Wednesday, April 19, 2023

Why are Movies so Dark?

Movies are not intended to be real.  That always feels like a weird sentence to put into the world, but it's true, and should maybe be uttered more often.  Frequently when we watch a film, we marvel at the realism that happens onscreen, and there's something to that.  Getting to see an increasingly violent or harrowing moment in a film like 1917, where an out-of-nowhere plane crash suddenly upends our hero's journey, is staggering and breathtaking.  But increasingly, I think that that strive for realism, which is a fun addition, but again not necessary for a movie to be good (otherwise, you know, we wouldn't have unreal things like wizards and dragons and aliens and vampires across our cinematic landscape) has gotten us into the world of lazy filmmaking.

I've talked about this in the past with a film like Tenet, which is a solid movie filled with a really good, sexy performance from Robert Pattinson, and splendid visual effects & art direction.  But it also has truly awful sound design.  I will say this until my face is blue, but when an explosion is happening onscreen, it's not super important to the audience that they understand it's loud-a bomb went off or a car just went fifty feet into the air, we know it's loud.  If there's dialogue being spoken onscreen, we should be able to hear it unless the other characters cannot hear what's happening.  It's bad sound mixing even if it's realistic to the movie itself, to need to, say, turn on the captions to be able to understand what the other actor clearly can understand being said.  Unless the other actor is saying "I can't hear you" the audience should know what was just said-value your script.

But the biggest trend, and this is well-documented, is around cinematography in movies lately.  This has been proven categorically, but movies have gotten increasingly darker.  There are a variety of reasons for this happening, and part of it does have to do with technology.  Moving from film, which you couldn't see in the moment and therefore it made the most sense to lens the movie awash with light so you didn't have to worry about not being able to see, to digital (which allowed for you to instantly replay the film) meant that you could play more with lighting on a screen.  It also is an easy sort of "filter" to help distract when visual effects shots aren't as impressive as they should be (as they are expensive) or to hide a mistake like a rogue rope from a light or stunt effect showing up in the background.

This isn't just films with small budgets, though.  Recent movies like Black Panther: Wakanda Forever and Ant-Man and the Wasp: Quantumania were made for hundreds of millions of dollars...but there are entire sequences where it looks like the actors are fumbling in a room for the light switch.  This means you can't see the movie.  The worst offenders might be television, particularly Game of Thrones and House of the Dragon, where you're struggling to find the brightness settings on your TV just to have the scantest idea of what is happening onscreen.

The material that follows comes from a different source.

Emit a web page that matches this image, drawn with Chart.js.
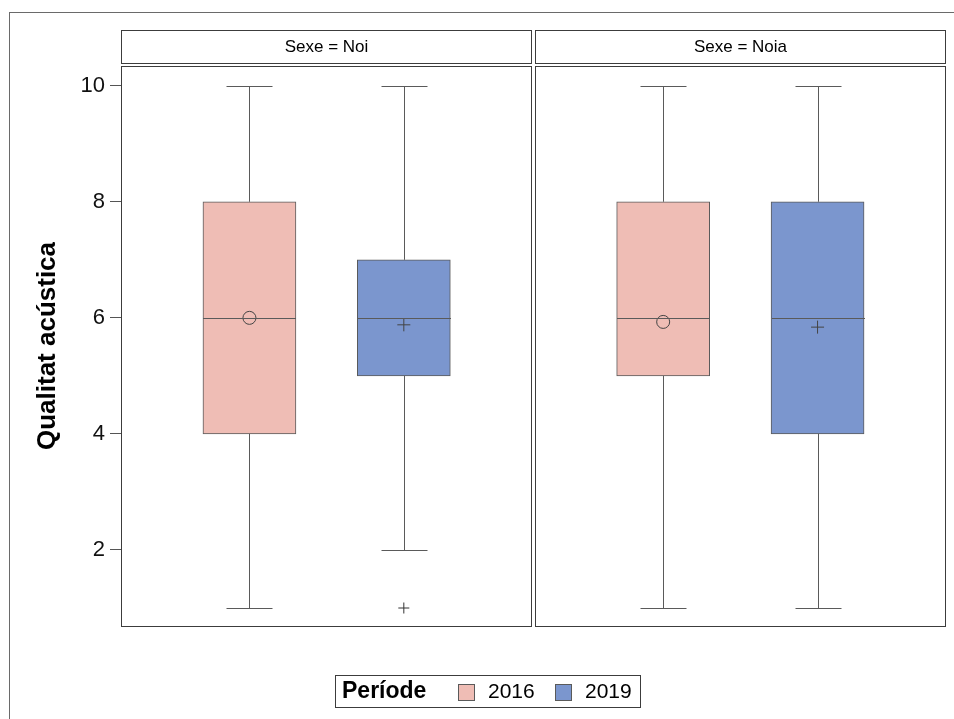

Some people have claimed this is intentional, and maybe it is.  Fabian Wagner, the cinematographer for Game of Thrones, specifically said the battle in the episode "The Long Night" which was anticipated by fans almost from the beginning, was intentionally shot as if it was nighttime.  I watched it on a television set in Birmingham, Alabama, at a Holiday Inn...and I could see maybe half of the show (at most).  If this was intentional, then the cinematographers were wrong.  I don't care the artistic intentions, sometimes artists make mistakes, and in this case, I'm saying it-making a movie you can't see is stupid, and a waste of money (and my time).

There are ways to instruct the viewer that it's nighttime without actually making everything onscreen pitch black.  Use a different lighting filter, have some sort of blue or purple or grey sheen to instruct us it's night-movies have done that for decades.  But you don't need to make it look like actual night for the audience to get it, and having it look like actual darkness for extended sequences is going to pull the audience out of the film or show rather than put them into it.  I didn't enjoy "The Long Night" because I spent half of the episode fumbling around with my remote assuming that the TV was broken-that's not a good television experience, it's not giving your audience something worthwhile.  Similar to the sound argument, the only reason you shouldn't be able to clearly differentiate what is happening onscreen is if it's either reflecting what's happening onscreen or it's specifically intended to be a metaphor.  Think of the subway scene in Scream VI, where one of our characters isn't sure how close the approaching Ghostface killer is, and the lights flicker off so you don't understand exactly what's happening, similar to the actor onscreen.  That is a moment where it's okay to give us a dark screen, indecipherable as we try to find our bearings in the same way as the performer while a possible villain approaches...that adds to what's happening onscreen.  But when movies like Black Panther and Game of Thrones have this for extended, 20-30 minute sequences, no matter what filmmakers proclaim, it's not immersive or edgy or enhancing the mood...it's just hurting my eyes and making me wish I was watching something else.  I am all about shadowy cinematography-I love the work of someone like Roger Deakins or Gregg Toland who plays with light & darkness to enhance the story.  But I'm sick-and-tired of paying money for a movie that the entire audience has to squint to see...do better Hollywood.